Pedro Sánchez lleva años vendiéndose como el político con más decencia que ha existido en España. El presidente que venía a regenerar la democracia española y a librarnos de la vieja política relacionada con los favores y los enchufes. El problema es que la realidad, tozuda y cruel, acaba por destapar las miserias de cualquiera. Y, si algo es evidente, es que la mancha no procede de la oposición ni de conspiraciones fantasmales, sino que le brota dentro de su propia casa.
Por otro lado, su hermano, David Sánchez, ha sido enviado a juicio oral acusado de prevaricación administrativa y de tráfico de influencias. Un escándalo de manual, porque ya no hablamos de simples “sospechas”, ni tampoco de rumores mediáticos, sino que hablamos de un tribunal que considera que hay pruebas más que suficientes como para sentar al pequeño de los Sánchez en el banquillo. La foto, desde luego, que es demoledora: el hermanísimo en el mismo terreno en el que cayeron políticos de todos los colores, a los que el propio Pedro Sánchez señalaba con dedo inquisidor.
Pero si el asunto del hermano resulta ser un torpedo en la línea de flotación, qué decir del caso de su mujer; tirando de símil, podría decirse que es un misil que amenaza con hundirlo definitivamente. Begoña Gómez, la esposa del presidente del Gobierno, se encuentra imputada por cinco delitos: malversación de fondos públicos, a consecuencia de usar al personal de la presidencia con fines privados; tráfico de influencias, por hacer favores y adjudicaciones con fines privados; corrupción en los negocios, debido a ventajas indebidas en contratos; apropiación indebida, por apropiarse supuestamente del software de la Universidad Complutense; y por intrusismo personal, ejercer funciones sin habilitación. En total, la mujer del presidente del Gobierno podría enfrentarse a más de 20 años de cárcel. Una losa judicial que convierte en ridícula aquella pose de Sánchez de “ejemplaridad” y “ética pública”.

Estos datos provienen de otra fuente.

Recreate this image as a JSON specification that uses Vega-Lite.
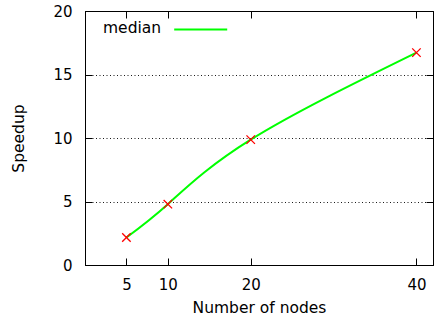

Sin duda, la ironía es de manual: mientras que Sánchez se dedicaba a ir dándonos lecciones de moral a los demás, a los españoles y a sus adversarios políticos, su familia directa se estaba hundiendo en acusaciones propias de los peores tiempos de la política española. Ahora no hay discurso solemne, ni Falcon, ni pacto parlamentario que tape semejante evidencia. La corrupción, el nepotismo y los privilegios no se sitúan enfrente, sino en la propia mesa del propio presidente.
España está harta de todos estos sainetes provocados por el Gobierno. Harta de una clase política que clama honestidad mientras su entorno no para de hacer caja. También indignada por presidentes que se creen inmunes al escrutinio porque viajan en Falcon o se sacan fotografías en Bruselas. Lo de Sánchez ya no es cuestión de desgaste político, sino que se trata de algo que traspasa la vergüenza nacional. Y es que, al final, Pedro Sánchez no necesitaba enemigos para caer en el ridículo más absoluto. Tanto su hermano como su esposa han hecho el trabajo por él. La Moncloa no huele ya a política: apesta a banquillo.